Chaff

"The stars are threshed, and the souls are threshed from their husks."

Wednesday, February 07, 2007

Habits

I am incapable of forming habits. While in the main this has preserved me from sloth, addiction, and golf, I am now realizing that it has also held me back. All I want to do now, to add bodies daily to the bonfire of my prose, to acquire Russian beyond the proficiency of an angry drunk, to send arrows of my work out into the world and see where they stick, to maintain my body and my home so that I am ashamed of neither, more or less require ritual and routine.

Shit- I need to throw in some laundry.

But instead I am thrown into a punji pit of energy, lethargy, inspiration, forgetfulness, distraction and self destruction.

So I'm attempting to acquire some bad habits. If I can succeed in making a bad habit, then perhaps I will be able to make some good habits as well. At this point, I'll take the exchange. Gotta go have a cigaratte. Any ideas for other bad habits I can try out?

**

Quotes:

(Of the voice of Tom Waits) "It sounds like a squeaky mattress but three octaves lower." --Olga Kuchment (my wife!)

and

"It looks like someone's garden shat in your fridge!" --Anna Neher

**

It has been a sweet day of pure solitude- the first I have had in some time, and I have used it well. I cooked some, read some, wrote a lot, and received a beautiful email from a dear friend. If this continues, I'll have Edges of Bounty polished off by the weekend, and will then start submitting chapters to magazines and will also start the edibilist food blog.
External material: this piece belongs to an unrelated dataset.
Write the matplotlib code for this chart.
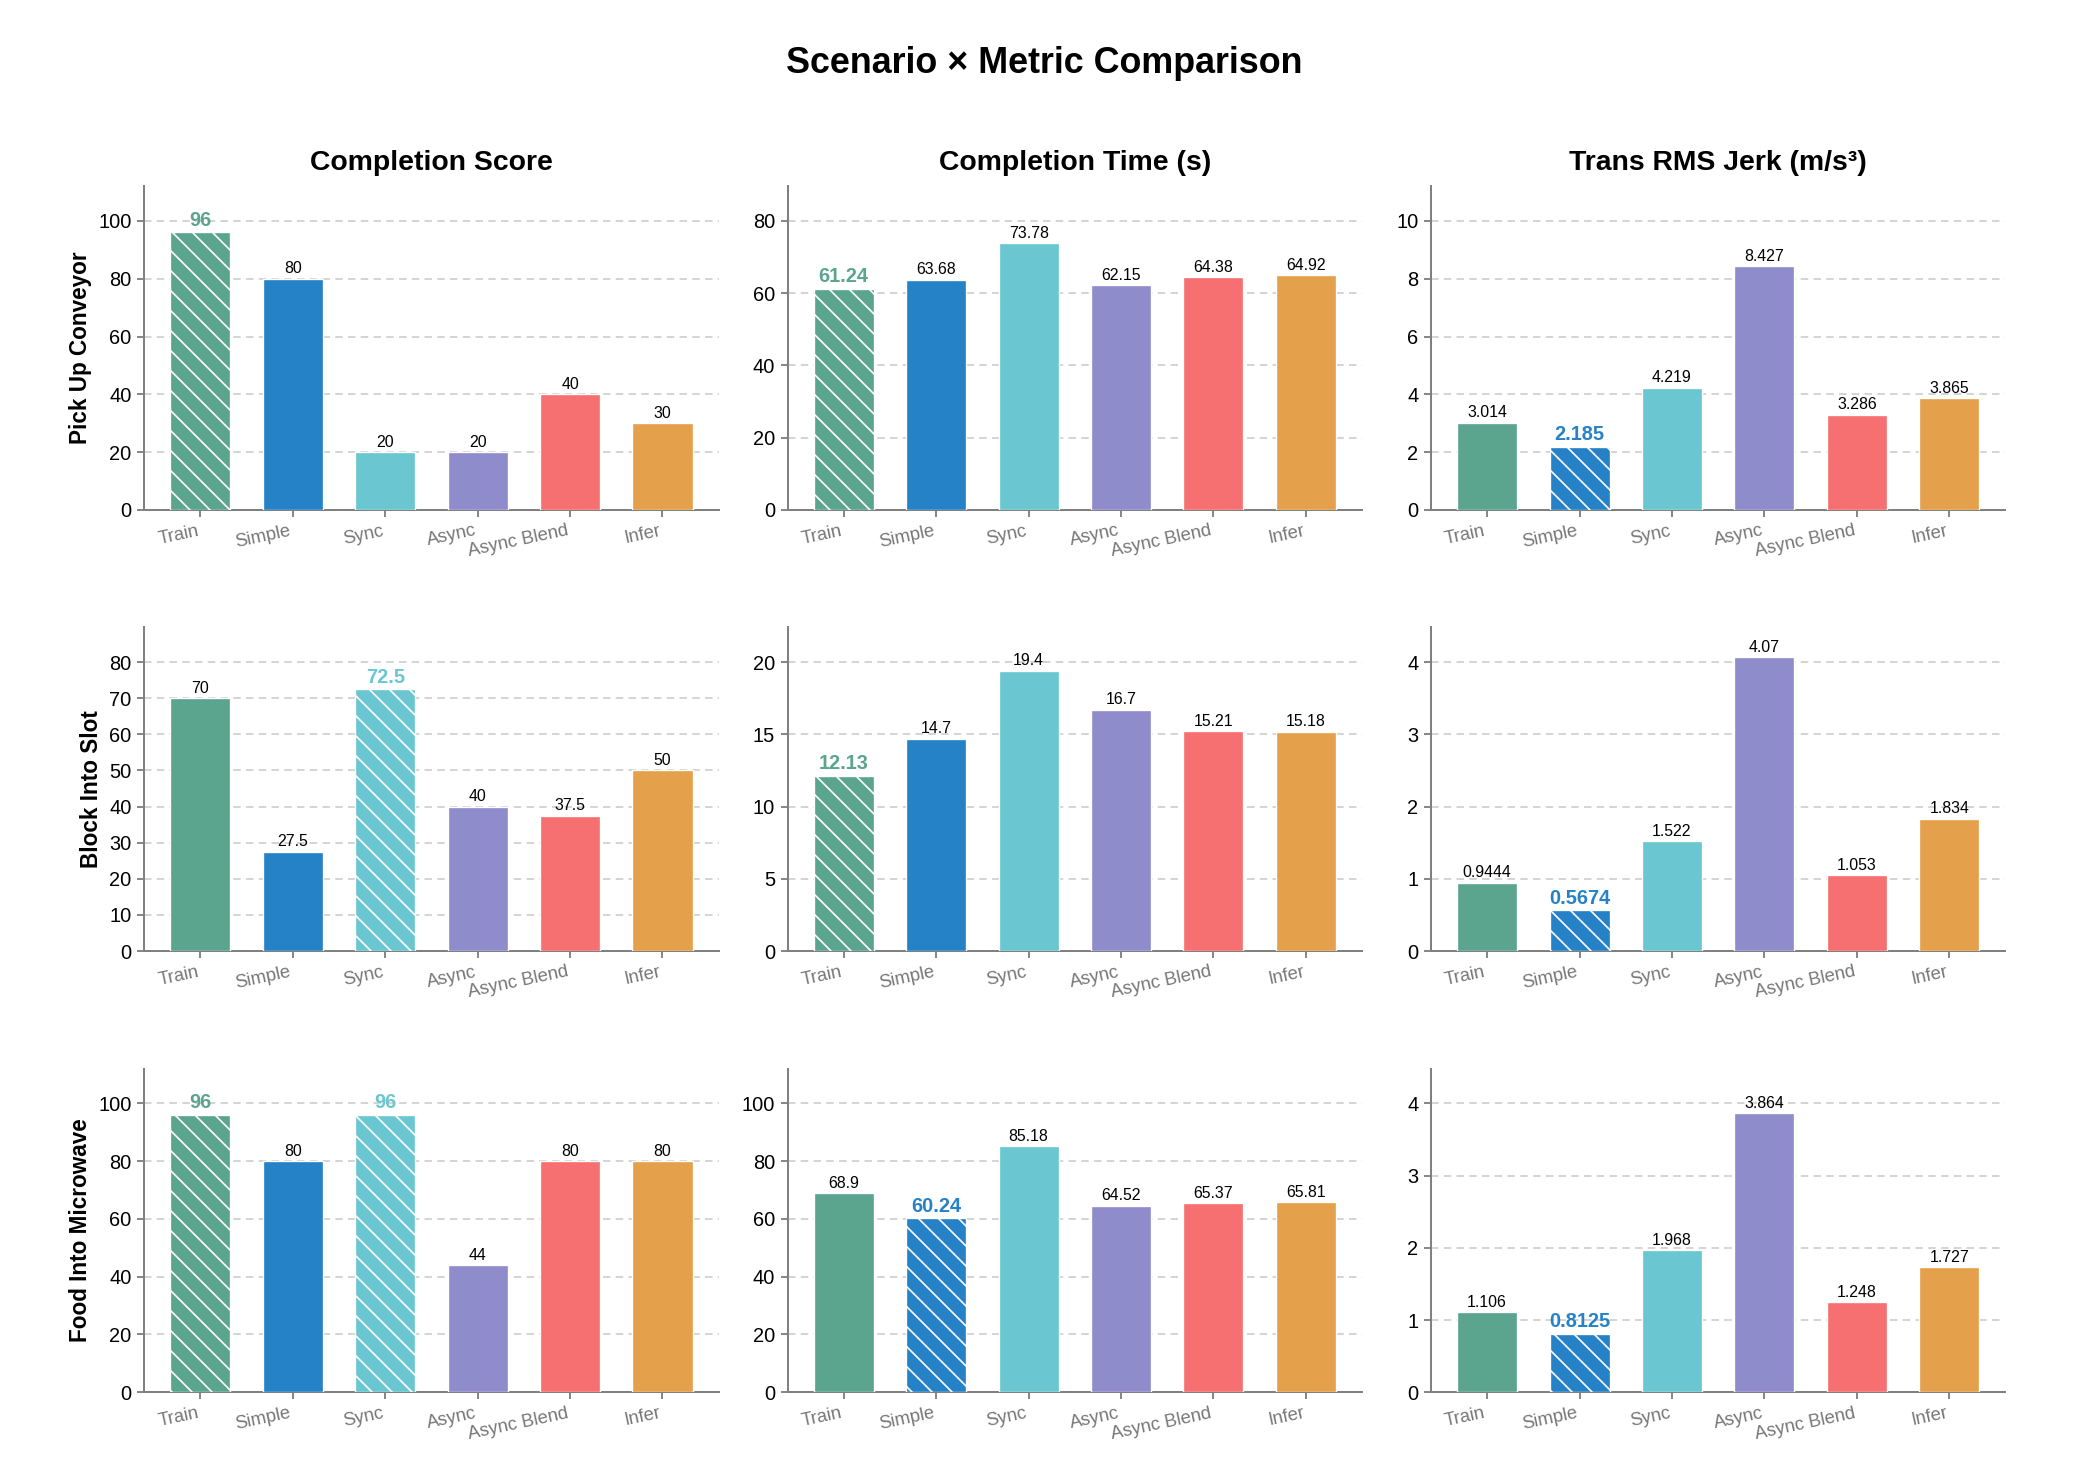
import numpy as np
import matplotlib
matplotlib.use("Agg")
import matplotlib.pyplot as plt
from matplotlib.ticker import MultipleLocator

plt.rcParams['font.family'] = ['Liberation Sans', 'DejaVu Sans']
plt.rcParams['hatch.linewidth'] = 1.0

methods = ["Train", "Simple", "Sync", "Async", "Async Blend", "Infer"]
colors = ["#5BA48E", "#2682C6", "#6AC6D0", "#8F8CCB", "#F67071", "#E4A04A"]

scenarios = ["Pick Up Conveyor", "Block Into Slot", "Food Into Microwave"]
metrics = ["Completion Score", "Completion Time (s)", "Trans RMS Jerk (m/s³)"]
# True -> higher is better
higher_better = [True, False, False]

# completion score per scenario
score_pick = [96, 80, 20, 20, 40, 30]
score_block = [70, 27.5, 72.5, 40, 37.5, 50]
score_food = [96, 80, 96, 44, 80, 80]

# completion time (s)
time_pick = [61.24, 63.68, 73.78, 62.15, 64.38, 64.92]
time_block = [12.13, 14.7, 19.4, 16.7, 15.21, 15.18]
time_food = [68.9, 60.24, 85.18, 64.52, 65.37, 65.81]

# trans rms jerk
jerk_pick = [3.014, 2.185, 4.219, 8.427, 3.286, 3.865]
jerk_block = [0.9444, 0.5674, 1.522, 4.07, 1.053, 1.834]
jerk_food = [1.106, 0.8125, 1.968, 3.864, 1.248, 1.727]

data = [
    [score_pick, time_pick, jerk_pick],
    [score_block, time_block, jerk_block],
    [score_food, time_food, jerk_food],
]

# y axis upper limits and tick steps
ylim_top = [
    [112, 89.6, 11.2],
    [89.6, 22.4, 4.48],
    [112, 112, 4.48],
]
ytick_step = [
    [20, 20, 2],
    [10, 5, 1],
    [20, 20, 1],
]


def fmt(v):
    return "%.4g" % v


fig, axes = plt.subplots(3, 3, figsize=(2089 / 120, 1478 / 120), dpi=120)
fig.subplots_adjust(left=0.069, right=0.960, top=0.874, bottom=0.058,
                    wspace=0.12, hspace=0.363)

x = np.arange(len(methods))
for r in range(3):
    for c in range(3):
        ax = axes[r][c]
        vals = data[r][c]
        if higher_better[c]:
            best = max(vals)
        else:
            best = min(vals)
        bars = ax.bar(x, vals, width=0.65, color=colors, edgecolor='white',
                      linewidth=0.8, zorder=3)
        for i, b in enumerate(bars):
            v = vals[i]
            xc = b.get_x() + b.get_width() / 2
            if v == best:
                b.set_hatch('\\\\')
                ax.annotate(fmt(v), (xc, v), xytext=(0, 1.5),
                            textcoords='offset points', ha='center',
                            va='bottom', fontsize=12, fontweight='bold',
                            color=colors[i], zorder=4)
            else:
                ax.annotate(fmt(v), (xc, v), xytext=(0, 1.5),
                            textcoords='offset points', ha='center',
                            va='bottom', fontsize=9.5, color='black',
                            zorder=4)
        ax.set_ylim(0, ylim_top[r][c])
        ax.yaxis.set_major_locator(MultipleLocator(ytick_step[r][c]))
        ax.set_xticks(x)
        ax.set_xticklabels(methods, rotation=12, ha='right', color='#777777',
                           fontsize=11)
        ax.tick_params(axis='y', labelsize=12, colors='black')
        ax.tick_params(axis='both', color='#888888', length=4, width=1.2)
        ax.grid(axis='y', linestyle=(0, (5, 3.5)), color='#c8c8c8',
                linewidth=0.9, zorder=0)
        ax.set_axisbelow(True)
        for s in ['top', 'right']:
            ax.spines[s].set_visible(False)
        for s in ['left', 'bottom']:
            ax.spines[s].set_color('#808080')
            ax.spines[s].set_linewidth(1.2)
        if r == 0:
            ax.set_title(metrics[c], fontsize=17, fontweight='bold', pad=10)
        if c == 0:
            ax.set_ylabel(scenarios[r], fontsize=13.5, fontweight='bold')

fig.suptitle("Scenario × Metric Comparison", fontsize=21.5, fontweight='bold',
             y=0.969)

fig.savefig("out.png", dpi=120)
Now the food blog could be used in a few ways. I'd like to see how popular it could be- some of these food blogs have over 10,000 hits a day-and a few probably have many, many more. It would be a great way to promote the book, and the idea of the book.

Option 1: z'all about me!
If I write the blog all on my own, it has promotes my writing, which might (who knows?) lead to a regular column at some magazine or newspaper, and establishes some kind of brand ownership if there is any interest or use to the world for edibilism. I.e. If the idea does well, I do well. On the other hand, my posting ethic and the unevenness of the give-a-shit of my writing could be a bullet in the head of the whole she-bang.

Option 2: with our powers combined, we are...
If I form a small cadre of writers and set a fairly loose set of standards for the blog, then I create an instant community that might prove to be a model for other places, or at least create the illusion that the idea has some legs. I also increase (in theory) the frequency of posts. Probably it would also be possible to organize the posts by author, so if anyone liked a writers work especially, they could filter for that writer alone. If any of these other writers have opportunities to write for magazines or papers, all the better for everyone. Possible con? The intent and form of the blog becomes muddied and the edibilist idea is lost.

Option 3: edibilist, inc.
If I use the edibilist blog as a way to gather the broadest number of voices to the idea, then I'd be able to use it as a sort of food writing best of, which would win me a nice spot in the food blog world, and invite edibilist-ish stories from readers-I'd make the blog more like a magazine, essentially. Then I'd be able to maintain editorial authority and daily post duties, but also have the opportunity to sink the edibilist idea into as many minds as possible for when the book comes out. Cons are obvious: the hassle (see the fluxuation of my give-a-shit x10) and the quality over all of the writing is likely to go down. Also, it would take a great deal more energy to start, and a great deal more web design, etc knowledge than I currently posses.

So, what's an ambitious young man who wants to do right by his book to do?

3 Comments:

At 8:55 PM, Blogger Wordwrestler said...

I vote for option 2.

 
At 8:51 AM, Blogger Anna said...

Dry cake mix. Very bad. Very habit-forming. But then, you're indifferent to sugar. Ooo! You could nibble your nails.

No. No, actually, you couldn't. I just can't see it.

Smoke your pipe! Although you've been trying so hard to remember to do that, it really rather qualifies as a good habit. Well, all the better, then.

Do you have any idea how you would identify and recruit your fellow literary edibilistians? Because their number (and enthusiasm level) might determine the difference between option 2 and option 3 (or even option 1 and option 2).

It seems like if you started out with 2, it might naturally develop into 3 if the blog gained enough momentum. I think that to get things rolling, you'd need to start out pretty involved in actually writing posts.

It really has a lot to do with how interested you are in collaborative work. Getting other people involved would mean relinquishing some control over the idea of edibilism, which means it might turn into something unanticipated and exciting--or something unanticipated and (to you) displeasing--or, as you say, the concept could simply lose focus.

 
At 8:26 AM, Blogger Galen said...

Easy. Cable TV. "Don't just do something, sit there!" -Sunflower Broadband.

Addictive, and will kill all those creative impulses you feel.

Soon your blog will be about American Idol, I love the 70s, and Desperate Housewives.

... At which point I will shoot you.